Before that, though, Plato fought as a young man in the Peloponnesian War, which ended with the defeat of Athens in 404 B.C.
Plato spent most of his life in and around Athens, founding the famed Academy in 387 B.C. and serving as its guiding light for the rest of his life. Some historians think that Plato traveled, to Egypt and Italy and Libya. He is known to have visited Syracuse more than once, and one story has him being sold into slavery and then rescued by a friend of the family.
Sources don't agree on the place or manner of Plato's death. He is thought to have died in Athens in 347 B.C., but whether he died at a wedding feast or alone in his asleep or in some other manner altogether cannot be agreed on by many historians.
What most sources agree on, however, is the massive contribution that Plato made to the development of Western philosophy. He is famous for his Dialogues, a series of writings that set out a set of ideas for living, for viewing the world, and for understanding elements of that world. A total of 36 Dialogues exist as part of the general Platonic tradition, although some historians think that other philosophers wrote some of those. The Dialogues lay out a series of ideas, usually in the form of a conversation, sometimes an argument.
One of the main people to appear in Plato's Dialogues is Socrates. Many people think that Plato used Socrates as a convenient mouthpiece to advance Plato's own ideas. Few other writings of the ideas or sayings of Socrates exist, so conclusions on that matter are difficult to make. What is true is that Socrates appears as a "character" in many of Plato's Dialogues, the most famous of which is perhaps the Apology, which tells the story of Socrates' trial. In the Apology, Socrates confronts charges against him and gives a long speech to members of a jury that eventually convicts him of those charges and sentences him to death. Socrates' speech is filled with aspects of his philosophy, as are other of Plato's Dialogues.

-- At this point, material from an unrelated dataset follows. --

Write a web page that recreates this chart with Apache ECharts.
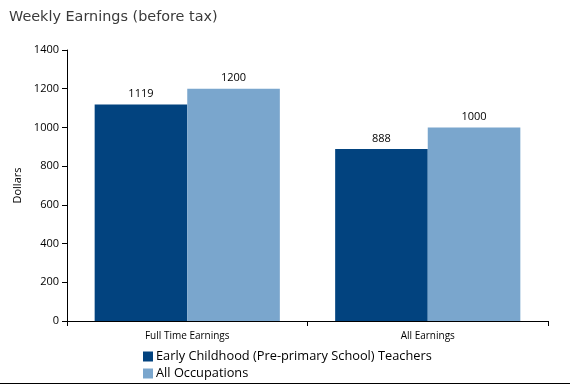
<!DOCTYPE html>
<html><head><meta charset="utf-8">
<script src="https://cdn.jsdelivr.net/npm/echarts@6/dist/echarts.min.js"></script>
<style>html,body{margin:0;padding:0;background:#fff}#c{width:570px;height:385px}</style>
</head><body><div id="c"></div>
<script>
const categories = ["Full Time Earnings", "All Earnings"];
const teachers = [1119, 888];
const allOccupations = [1200, 1000];
const seriesNames = ["Early Childhood (Pre-primary School) Teachers", "All Occupations"];
const yTicks = [0, 200, 400, 600, 800, 1000, 1200, 1400];

const chart = echarts.init(document.getElementById('c'), null, {renderer: 'canvas'});
const lbl = {show: true, position: 'top', distance: 5, color: '#000', fontFamily: 'Open Sans', fontSize: 11};
const legendBase = {orient: 'horizontal', left: 143, padding: 0, itemWidth: 10, itemHeight: 10, icon: 'rect',
    textStyle: {fontFamily: 'Open Sans', fontSize: 12.8, color: '#000', padding: [0,0,0,-2]}};
chart.setOption({
  animation: false,
  title: {text: 'Weekly Earnings (before tax)', left: 4, top: 5,
    textStyle: {fontFamily: 'DejaVu Sans', fontSize: 14.4, fontWeight: 'normal', color: '#3a3a3a'}},
  legend: [
    Object.assign({}, legendBase, {top: 350, data: [seriesNames[0]]}),
    Object.assign({}, legendBase, {top: 367, data: [seriesNames[1]]})
  ],
  grid: {left: 67, right: 22, top: 50, bottom: 64},
  xAxis: {type: 'category', data: categories,
    axisLine: {lineStyle: {color: '#000', width: 1}},
    axisTick: {show: true, length: 5, lineStyle: {color: '#000'}},
    axisLabel: {color: '#000', fontFamily: 'Open Sans', fontSize: 10, margin: 10}},
  yAxis: {type: 'value', min: yTicks[0], max: yTicks[yTicks.length-1], interval: 200,
    name: 'Dollars', nameLocation: 'middle', nameGap: 39, nameRotate: 90,
    nameTextStyle: {color: '#000', fontFamily: 'Open Sans', fontSize: 11},
    axisLine: {show: true, lineStyle: {color: '#000'}},
    axisTick: {show: true, length: 5, lineStyle: {color: '#000'}},
    splitLine: {show: false},
    axisLabel: {color: '#000', fontFamily: 'Open Sans', fontSize: 11, margin: 8, formatter: v => String(v)}},
  series: [
    {name: seriesNames[0], type: 'bar', data: teachers, barGap: '0%', barCategoryGap: '23%',
     itemStyle: {color: '#02437F'}, label: lbl},
    {name: seriesNames[1], type: 'bar', data: allOccupations,
     itemStyle: {color: '#7AA6CD'}, label: lbl}
  ],
  graphic: [{type: 'line', shape: {x1: 0, y1: 383.5, x2: 570, y2: 383.5}, style: {stroke: '#000', lineWidth: 1}}]
});
</script></body></html>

Another famous Dialogue is the Republic, in which Plato advances many ideas about citizens, government, and their place in the world. One of the discussions in this long Dialogue is of the ideal ruler; Plato's idea is for a city-state (or civilization) to have as its ruler a philosopher-king, a person who has demonstrated enough the ability to be wise and thoughtful and just so that the people he rules accept him as all of those things and are satisfied in his ability to rule over them in a fair and just manner.
Plato (and Socrates) write a lot about ideals, not only ideas of how important things are but also of the forms that such ideals take. One of Plato's main assertions is the Theory of the Forms, that people see shadows of the ideal forms of things and that those ideal forms exist above and beyond people's experience. What people can see, Socrates and Plato, is a copy or a version of the ideal form of something; and only by practicing reason and intense contemplation can people come close to experiencing that ideal.
Other themes to be found in Plato's Dialogues include family relationships, art and poetry, justice and politics, science and medicine, mathematics and logic, and love and widsom.
One person who does not speak in any of the Dialogues is Plato himself. He is mentioned in Phaedo, one of the three Dialogues associated with the death of Socrates. But Plato lets Socrates do all of the talking and debating.